ALT Sample Size
Abstract
Chris and Fred discuss how many samples you need to conduct Accelerated Life Testing or ALT … and a little bit about what ALT is.
Key Points
Join Chris and Fred as they discuss the challenge of selecting how many samples you need to conduct Accelerated Life Testing or ALT. Firstly … what is ALT?
Topics include:
- What is ALT? ALT involves increasing the stress to a product (think force, temperature, humidity, power et cetera) to try and compress 3 years’ worth of use into something like 2 days. To be able to do this, we need to understand how your product fails, so you know what failure mechanism to focus on to identify the right stress. Is failure based on temperature? … force? … both?
- What is an ‘accelerated life model’ and why are there so many of them? Once you know the dominant failure mechanism of your product, then you need to know the physical process behind it. For example, many chemical reactions are based on concepts like ‘activation energy,’ which helps you work out what effect additional temperature will have on failure. The ‘Arrhenius model’ can be helpful for this. But the reason there are a lot of accelerated life models is that there are lots of different failure mechanisms.

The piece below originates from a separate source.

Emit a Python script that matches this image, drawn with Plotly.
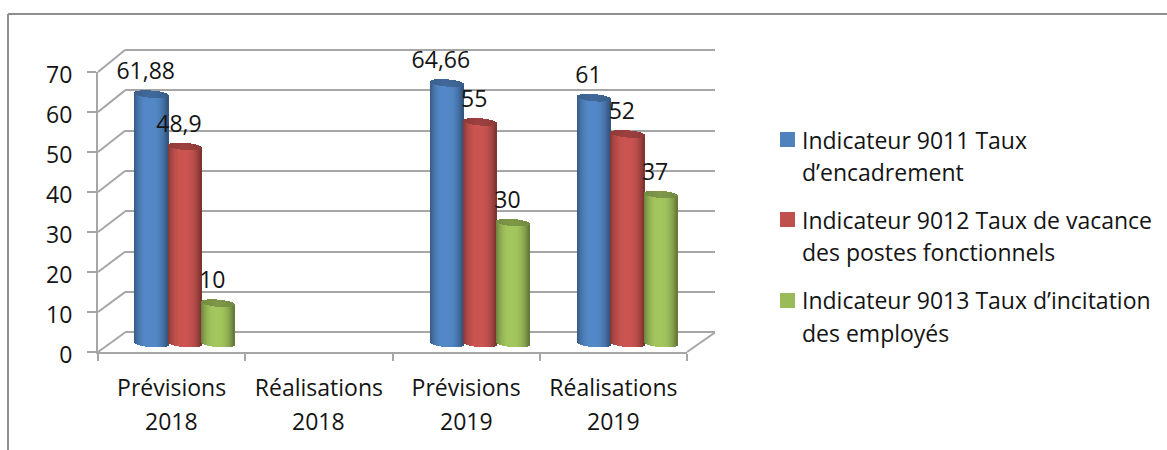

- How many samples do I need? What decision are you trying to inform. If you are trying to differentiate between two potential materials? Then perhaps not many samples. Do you believe that there is a material that should outlast the service life of your product of orders of magnitude … but you need to confirm this – then perhaps you need fewer samples again. But if your failure mechanism is accounting for around about 4 % of warranty period failures, and you can tolerate up to 5 % … then you might need lots of samples to get the level of confidence you need to make a decision.
- But I want to test everything on my product! As in … every possible way it can fail. If you want to do this … then ALT is not for you.
- Confidence is a measure of you … not your product. What does that mean? Many organizations test without any objective or decision in mind … simply because they want ‘confidence’ that reliability stuff is happening. You can’t test your way to reliability.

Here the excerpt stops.